Work instructions: Assemble all lines in which the string "Output" appears.

*-*-*

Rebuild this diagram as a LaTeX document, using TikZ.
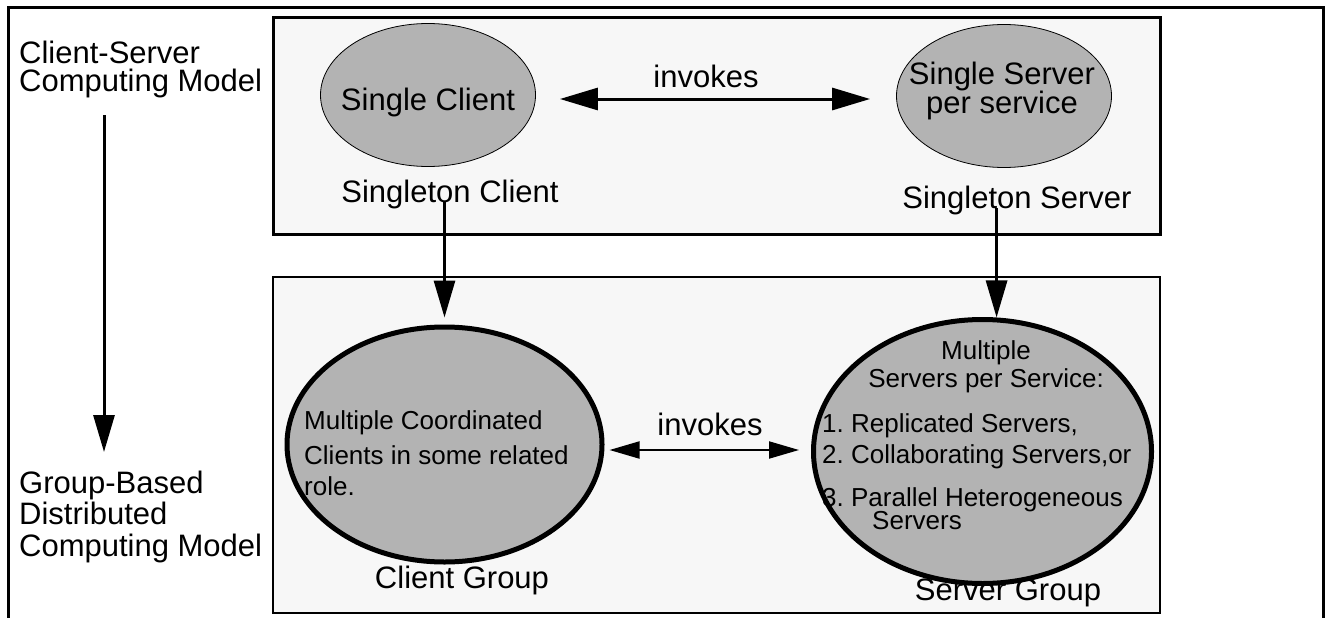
\documentclass[tikz,border=0pt]{standalone}
\usepackage{fontspec}
\setmainfont{Liberation Sans}
\usepackage{xcolor}
\usetikzlibrary{arrows.meta,shapes.geometric}
\definecolor{panelgray}{HTML}{F7F7F7}
\definecolor{blobgray}{HTML}{B3B3B3}
\frenchspacing

\begin{document}
\begin{tikzpicture}[x=1pt,y=-1pt,
	big/.style={font=\fontsize{31}{28}\selectfont,inner sep=0pt},
	small/.style={font=\fontsize{26}{31}\selectfont,inner sep=0pt},
	single/.style={ellipse,draw,line width=0.8pt,fill=blobgray,minimum width=215pt,minimum height=143pt,inner sep=0pt},
	group/.style={ellipse,draw,line width=5pt,fill=blobgray,inner sep=0pt},
	bigtip/.style={line width=3pt,-{Triangle[length=37pt,width=21pt]}},
	bothtip/.style={line width=3pt,{Triangle[length=38pt,width=22pt]}-{Triangle[length=38pt,width=22pt]}},
	smallboth/.style={line width=2pt,{Triangle[length=30pt,width=17pt]}-{Triangle[length=30pt,width=17pt]}}]
	\useasboundingbox (0,0) rectangle (1327,618);
	%
	\draw[line width=3pt] (8,618) -- (8,8) -- (1323,8) -- (1323,618);
	\draw[line width=3pt,fill=panelgray] (273,18) rectangle (1160,234);
	\draw[line width=2pt,fill=panelgray] (273,277) rectangle (1160,613);
	%
	\node[big,align=left,anchor=north west] (csmodel) at (19,40.5) {Client-Server\\Computing Model};
	\node[big,align=left,anchor=north west,font=\fontsize{31}{31.5}\selectfont] (gbmodel) at (19,470.5) {Group-Based\\Distributed\\Computing Model};
	\coordinate (modeltop) at (104,115);
	\coordinate (modelbot) at (104,452);
	\draw[bigtip] (modeltop) -- (modelbot);
	%
	\node[single] (sclient) at (428,95) {};
	\node[single] (sserver) at (1004,96) {};
	\node[big,anchor=base] (sclienttxt) at (428,110) {Single Client};
	\node[big,align=center,anchor=north,font=\fontsize{31}{29}\selectfont] (sservertxt) at (1002,61.5) {Single Server\\per service};
	\node[big,anchor=base] (sclientlbl) at (450,202) {Singleton Client};
	\node[big,anchor=base] (sserverlbl) at (1017,208) {Singleton Server};
	\node[big,anchor=base] (topinv) at (706,87) {invokes};
	\coordinate (sclientout) at ([yshift=-4pt]sclient.east);
	\draw[bothtip,shorten <=24pt,shorten >=26pt] (sclientout) -- (sclientout -| sserver.west);
	%
	\node[group,minimum width=315pt,minimum height=235pt] (cgroup) at (444.5,444.5) {};
	\node[group,minimum width=338pt,minimum height=264pt] (sgroup) at (982.5,451.5) {};
	\node[small,align=left,anchor=north west] (cgrouptxt) at (304,410) {Multiple Coordinated\\[4pt]Clients in some related\\role.};
	\node[small,align=center,anchor=north,font=\fontsize{26}{28}\selectfont] (sgrouphead) at (986,340) {Multiple\\Servers per Service:};
	\node[small,align=left,anchor=north west] (sgrouplist) at (822,413) {1. Replicated Servers,\\2. Collaborating Servers,or\\[12pt]3. Parallel Heterogeneous\\[-8pt]\hspace*{50pt}Servers};
	\node[big,anchor=base] (cgrouplbl) at (462,588) {Client Group};
	\node[big,anchor=base] (sgrouplbl) at (1008,600) {Server Group};
	\node[big,anchor=base] (botinv) at (710,435) {invokes};
	\coordinate (cgroupout) at ([yshift=-5.5pt]cgroup.east);
	\draw[smallboth,shorten <=5pt,shorten >=12pt] (cgroupout) -- (cgroupout -| sgroup.west);
	%
	\draw[bigtip,shorten >=7pt] (sclientlbl.base -| cgroup.north) -- (cgroup.north);
	\draw[bigtip] (sserverlbl.base -| sgroup.84) -- (sgroup.84);
\end{tikzpicture}
\end{document}
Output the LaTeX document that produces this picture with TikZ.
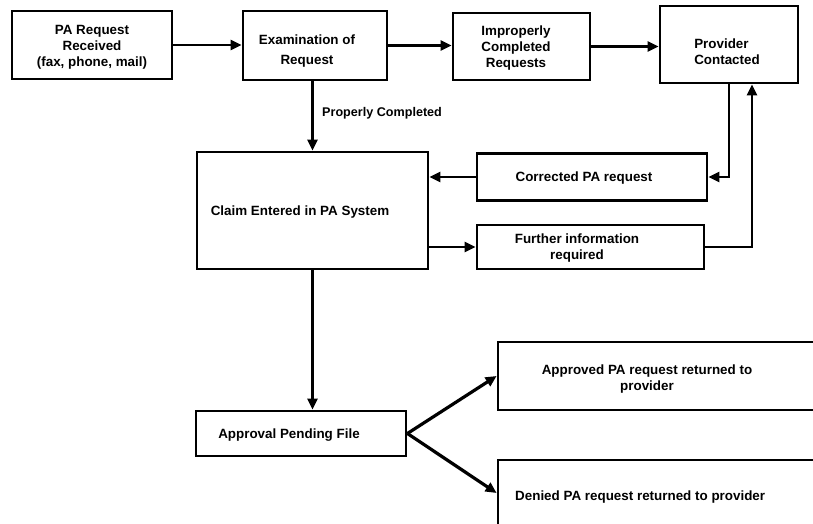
\documentclass[tikz,border=0pt]{standalone}
\usepackage{fontspec}
\setmainfont{Liberation Sans}
\usetikzlibrary{arrows.meta}
\begin{document}
\begin{tikzpicture}[x=1pt,y=-1pt,
  box/.style={draw, line width=2.8pt, inner sep=0pt},
  txt/.style={inner sep=0pt, align=center, font=\bfseries\fontsize{13.4}{16}\selectfont},
  conn/.style={line width=2.4pt, -{Triangle[length=11pt,width=10pt]}},
  diag/.style={line width=3.2pt, -{Triangle[length=11pt,width=10pt]}}]
\clip (0,0) rectangle (813,524);
\fill[white] (0,0) rectangle (813,524);
% boxes
\node[box, minimum width=160pt, minimum height=68pt] (recv) at (92,45) {};
\node[box, minimum width=144pt, minimum height=69pt] (exam) at (315,45.5) {};
\node[box, minimum width=137pt, minimum height=67pt] (impr) at (521.5,46.5) {};
\node[box, minimum width=138pt, minimum height=77pt] (prov) at (729,44.5) {};
\node[box, minimum width=231pt, minimum height=117pt] (claim) at (312.5,210.5) {};
\node[box, minimum width=230pt, minimum height=47pt] (corr) at (592,177) {};
\node[box, minimum width=227pt, minimum height=44pt] (fur) at (590.5,247) {};
\node[box, minimum width=210pt, minimum height=45pt] (appr) at (301,433.5) {};
\node[box, minimum width=332pt, minimum height=68pt] (aprv) at (664,376) {};
\node[box, minimum width=332pt, minimum height=66pt] (deny) at (664,493) {};
% texts
\node[txt] (recvt) at (92,47) {PA Request\\Received\\(fax, phone, mail)};
\node[txt] (examt) at (307,51) {Examination of\\[4pt]Request};
\node[txt] (imprt) at (516,48) {Improperly\\Completed\\Requests};
\node[txt, align=left] (provt) at (727,52) {Provider\\Contacted};
\node[txt] (claimt) at (300,212) {Claim Entered in PA System};
\node[txt] (corrt) at (584,178) {Corrected PA request};
\node[txt] (furt) at (577,248) {Further information\\required};
\node[txt] (apprt) at (289,435) {Approval Pending File};
\node[txt] (aprvt) at (647,379) {Approved PA request returned to\\provider};
\node[txt, anchor=west] (denyt) at (515,497) {Denied PA request returned to provider};
\node[inner sep=0pt, anchor=west, font=\bfseries\fontsize{12.6}{15}\selectfont] (propl) at (322,113) {Properly Completed};
% connectors
\draw[conn] (recv.east) -- (recv.east -| exam.west);
\draw[conn] (exam.east) -- (exam.east -| impr.west);
\draw[conn] (impr.east) -- (impr.east -| prov.west);
\draw[conn] (exam.south -| claim.north) -- (claim.north);
\draw[conn] (prov.south) |- (corr.east);
\draw[conn] (fur.east) -| ([xshift=23pt]prov.south);
\draw[conn] (corr.west) -- (corr.west -| claim.east);
\draw[conn] (claim.east |- fur.west) -- (fur.west);
\draw[conn] (claim.south) -- (claim.south |- appr.north);
\draw[diag] (appr.east) -- (aprv.west);
\draw[diag] (appr.east) -- (deny.west);
\end{tikzpicture}
\end{document}
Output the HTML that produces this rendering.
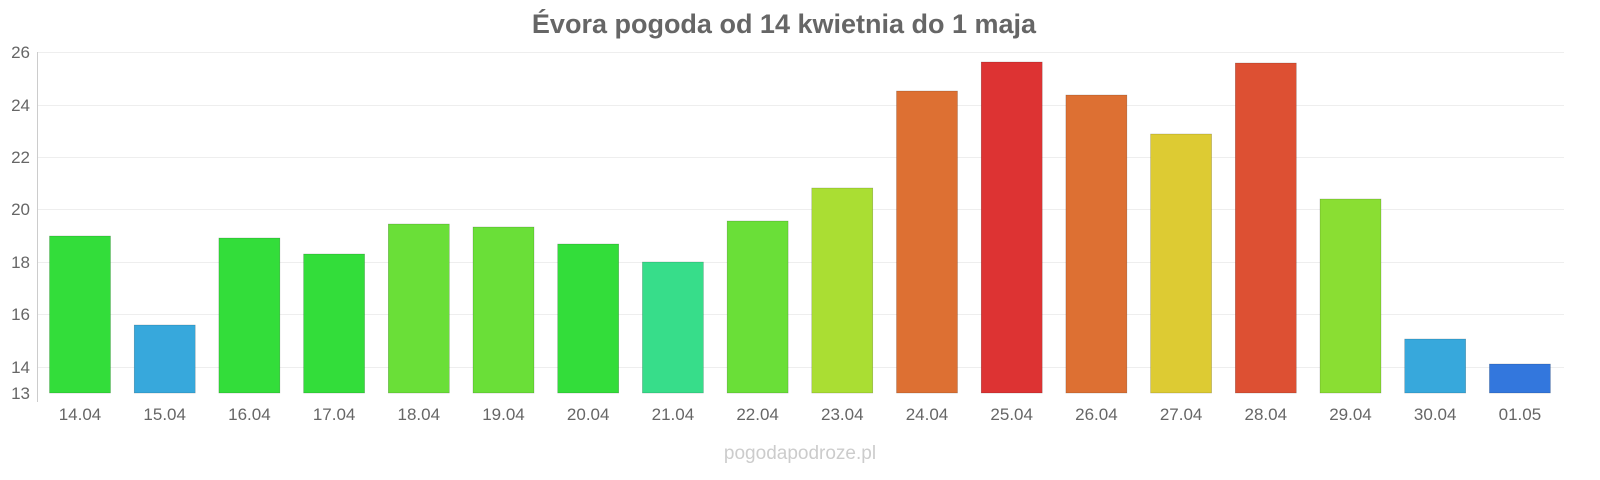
<!DOCTYPE html>
<html><head><meta charset="utf-8"><style>
body{margin:0;background:#fff;}
svg{display:block;font-family:"Liberation Sans",sans-serif;}
</style></head><body>
<svg width="1600" height="480" viewBox="0 0 1600 480">
<text x="784" y="33" text-anchor="middle" font-size="27" font-weight="bold" fill="#666">Évora pogoda od 14 kwietnia do 1 maja</text>
<g stroke="#eee" stroke-width="1">
<line x1="37" x2="1564" y1="52.5" y2="52.5"/>
<line x1="37" x2="1564" y1="105.5" y2="105.5"/>
<line x1="37" x2="1564" y1="157.5" y2="157.5"/>
<line x1="37" x2="1564" y1="209.5" y2="209.5"/>
<line x1="37" x2="1564" y1="262.5" y2="262.5"/>
<line x1="37" x2="1564" y1="314.5" y2="314.5"/>
<line x1="37" x2="1564" y1="367.5" y2="367.5"/>
</g>
<line x1="37.5" x2="37.5" y1="52" y2="402" stroke="#ccc"/>
<g font-size="17" fill="#666" text-anchor="end">
<text x="30" y="58">26</text><text x="30" y="111">24</text><text x="30" y="163">22</text>
<text x="30" y="215">20</text><text x="30" y="268">18</text><text x="30" y="320">16</text>
<text x="30" y="373">14</text><text x="30" y="399">13</text>
</g>
<g stroke-opacity="0.3" stroke="#000" stroke-width="0.5">
<rect x="49.5" y="236" width="61" height="157" fill="#33dd3a"/>
<rect x="134.2" y="325" width="61" height="68" fill="#37a8dc"/>
<rect x="218.9" y="238" width="61" height="155" fill="#33dd3a"/>
<rect x="303.6" y="254" width="61" height="139" fill="#33dd3a"/>
<rect x="388.3" y="224" width="61" height="169" fill="#6adf38"/>
<rect x="473" y="227" width="61" height="166" fill="#6adf38"/>
<rect x="557.7" y="244" width="61" height="149" fill="#33dd3a"/>
<rect x="642.4" y="262" width="61" height="131" fill="#37dd8a"/>
<rect x="727.1" y="221" width="61" height="172" fill="#6adf38"/>
<rect x="811.8" y="188" width="61" height="205" fill="#aade33"/>
<rect x="896.5" y="91" width="61" height="302" fill="#dd7033"/>
<rect x="981.2" y="62" width="61" height="331" fill="#dd3333"/>
<rect x="1065.9" y="95" width="61" height="298" fill="#dd7033"/>
<rect x="1150.6" y="134" width="61" height="259" fill="#ddcb33"/>
<rect x="1235.3" y="63" width="61" height="330" fill="#dd5033"/>
<rect x="1320" y="199" width="61" height="194" fill="#8ade33"/>
<rect x="1404.7" y="339" width="61" height="54" fill="#37a8dc"/>
<rect x="1489.4" y="364" width="61" height="29" fill="#3377dd"/>
</g>
<g font-size="17" fill="#666" text-anchor="middle">
<text x="80" y="420">14.04</text><text x="164.7" y="420">15.04</text><text x="249.4" y="420">16.04</text>
<text x="334.1" y="420">17.04</text><text x="418.8" y="420">18.04</text><text x="503.5" y="420">19.04</text>
<text x="588.2" y="420">20.04</text><text x="672.9" y="420">21.04</text><text x="757.6" y="420">22.04</text>
<text x="842.3" y="420">23.04</text><text x="927" y="420">24.04</text><text x="1011.7" y="420">25.04</text>
<text x="1096.4" y="420">26.04</text><text x="1181.1" y="420">27.04</text><text x="1265.8" y="420">28.04</text>
<text x="1350.5" y="420">29.04</text><text x="1435.2" y="420">30.04</text><text x="1519.9" y="420">01.05</text>
</g>
<text x="800" y="459" text-anchor="middle" font-size="19" fill="#ccc">pogodapodroze.pl</text>
</svg>
</body></html>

*-*-*

Final result:
Output the LaTeX document that produces this picture with TikZ.
Output the HTML that produces this rendering.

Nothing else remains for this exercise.